## Work to be completed
The required output is a single number: how many lines of the material contain the string "this".

┌─ Data rows

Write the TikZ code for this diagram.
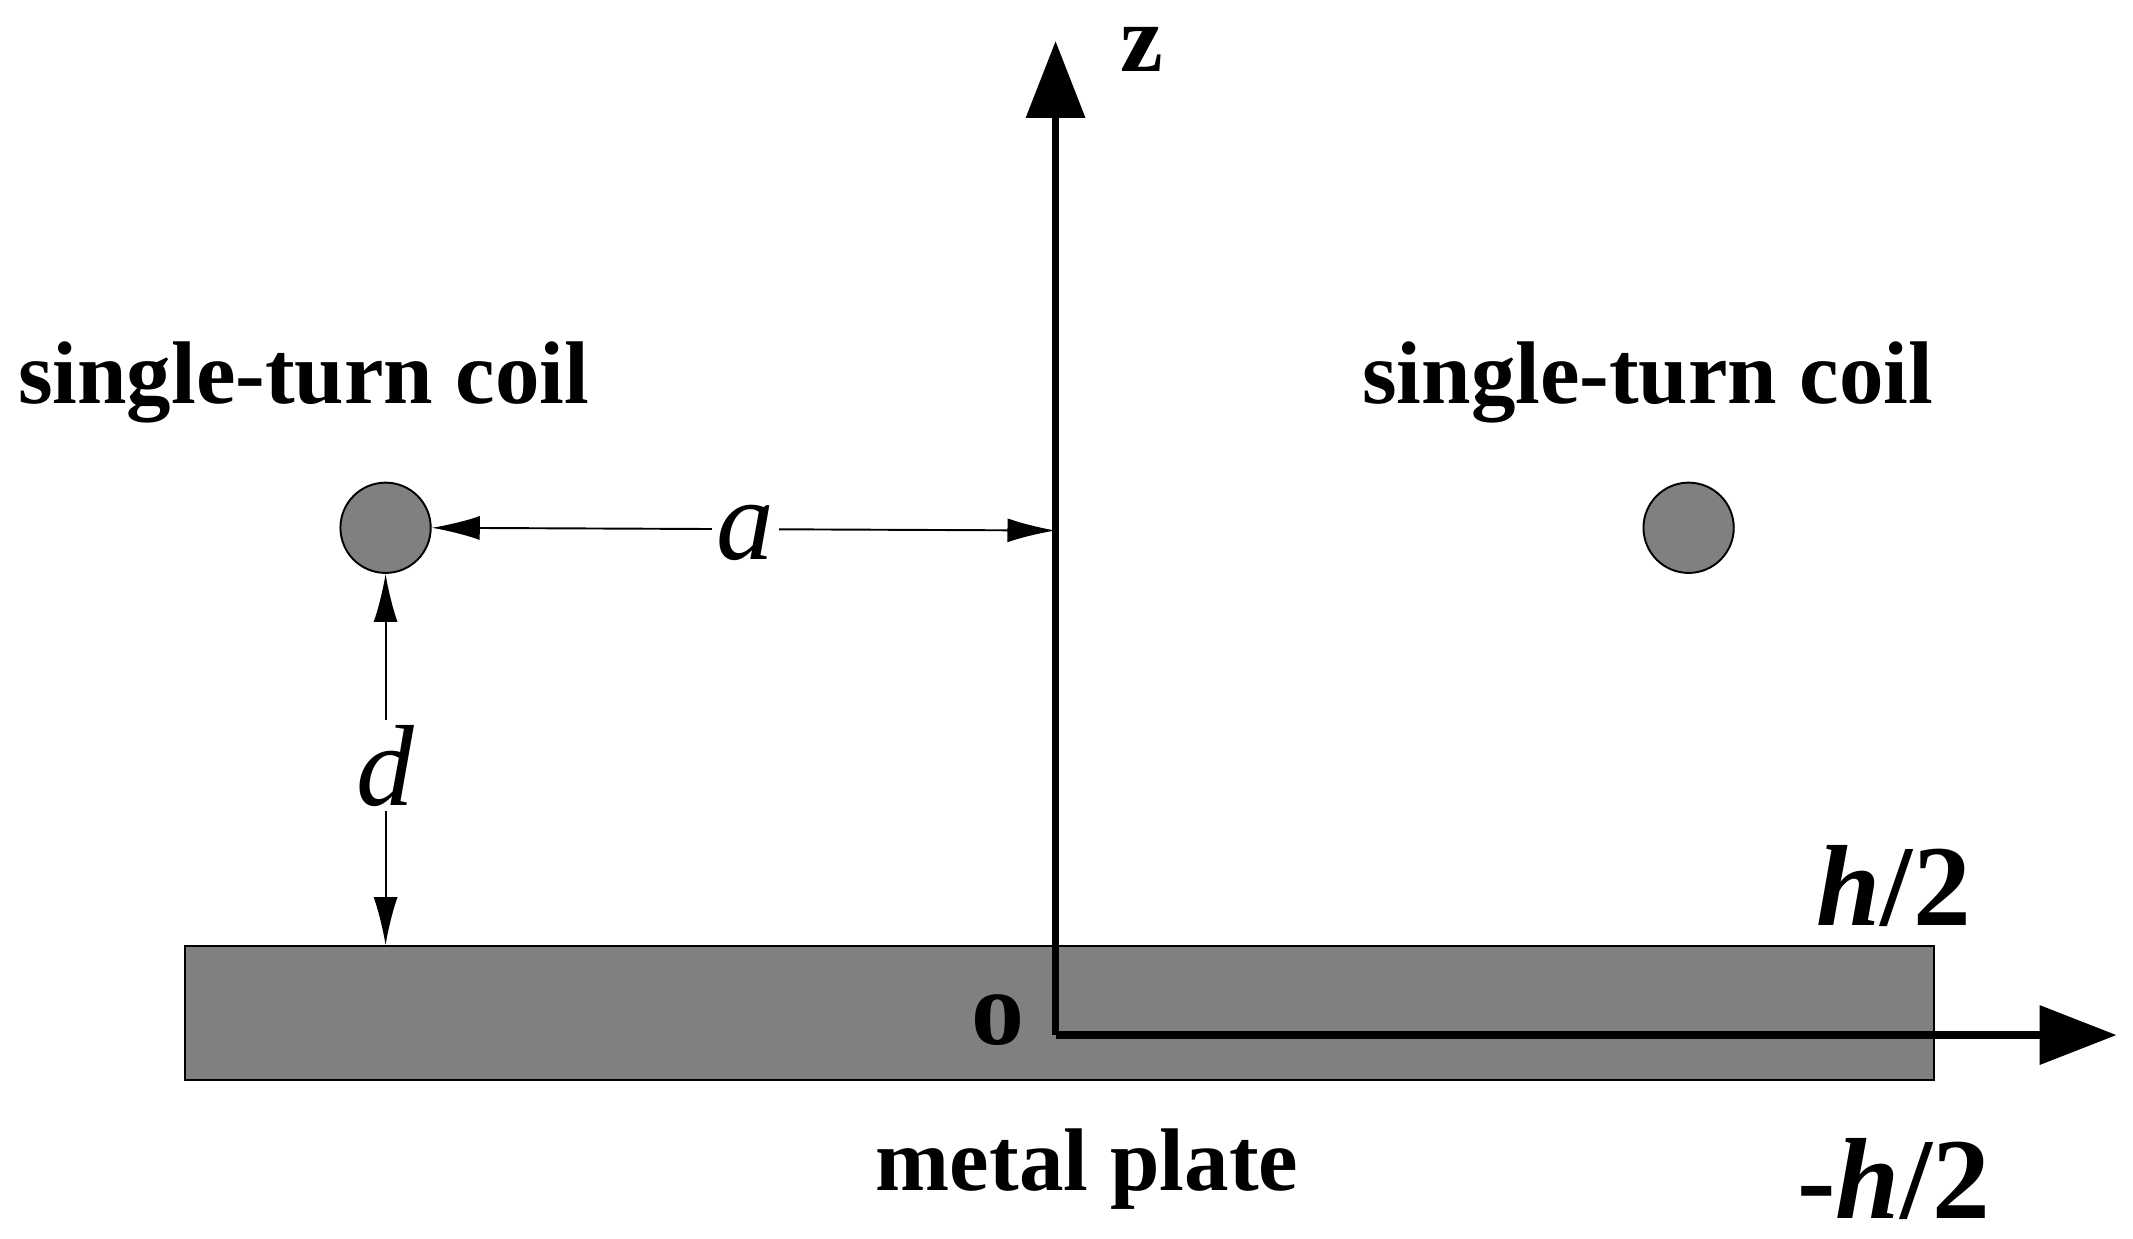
\documentclass[tikz,border=0pt]{standalone}
\usepackage{fontspec}
\setmainfont{Liberation Serif}
\usetikzlibrary{arrows.meta}
\begin{document}
\begin{tikzpicture}[x=0.01cm,y=-0.01cm,
  lbl/.style={font=\fontsize{18.5}{20}\selectfont\bfseries, inner sep=0},
  coil/.style={circle, draw=black, fill=gray, minimum size=0.66cm, inner sep=0},
  dim/.style={thin, {Latex[length=10pt,width=5pt]}-{Latex[length=10pt,width=5pt]}},
  axis/.style={line width=1.6pt, -{Triangle[length=16pt,width=12pt]}}]
\useasboundingbox (0,0) rectangle (1560,906);
\node[draw=black, fill=gray, minimum width=12.78cm, minimum height=0.98cm, inner sep=0] (plate) at (775,741) {};
\coordinate (O) at (772,757);
\coordinate (ztop) at (772,30);
\coordinate (xend) at (1548,757);
\draw[axis] (O) -- (ztop);
\draw[axis] (O) -- (xend);
\node[lbl, font=\fontsize{20}{22}\selectfont\bfseries] (z) at (835,36) {z};
\node[lbl, font=\fontsize{22}{24}\selectfont\bfseries] (o) at (730,746) {o};
\node[coil] (c1) at (282,386) {};
\node[coil] (c2) at (1235,386) {};
\node[lbl] (t1) at (222,280) {single-turn coil};
\node[lbl] (t2) at (1205,280) {single-turn coil};
\coordinate (ax) at (772,388);
\draw[dim] (c1.east) -- (ax);
\node[fill=white, inner sep=1pt, font=\fontsize{24}{26}\selectfont\itshape] (a) at (545,390) {a};
\draw[dim] (c1.south) -- (c1.south |- plate.north);
\node[fill=white, inner sep=1pt, font=\fontsize{24}{26}\selectfont\itshape] (d) at (282,560) {d};
\node[lbl, font=\fontsize{24}{26}\selectfont\bfseries] (h1) at (1385,648) {\textit{h}/2};
\node[lbl, font=\fontsize{24}{26}\selectfont\bfseries] (h2) at (1385,862) {-\textit{h}/2};
\node[lbl] (mp) at (795,855) {metal plate};
\end{tikzpicture}
\end{document}
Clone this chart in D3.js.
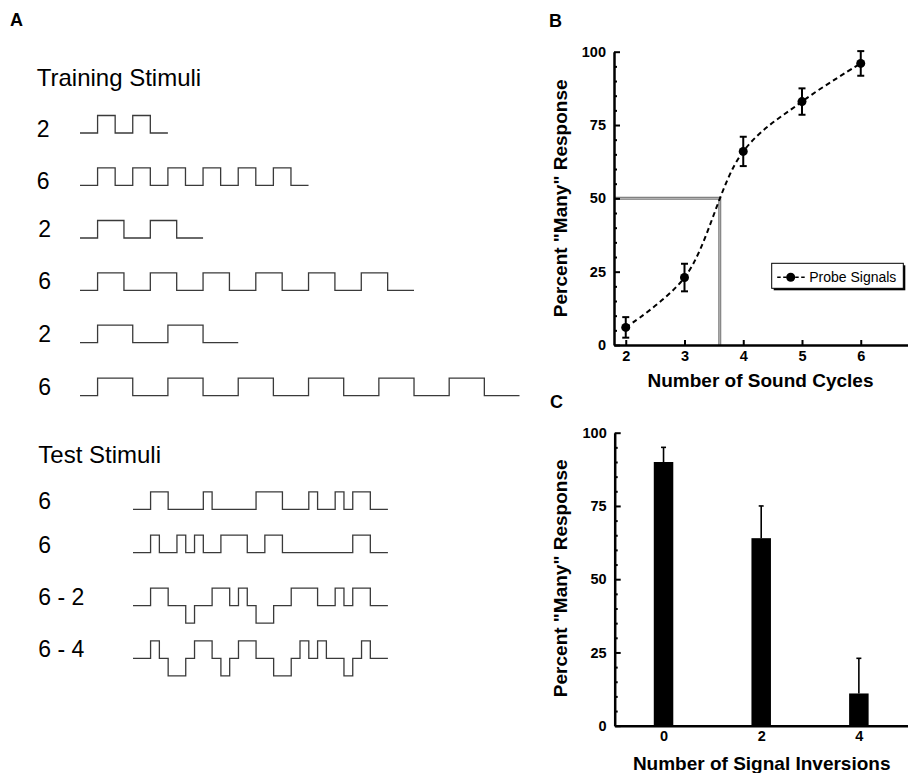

└─

## Solved problem
2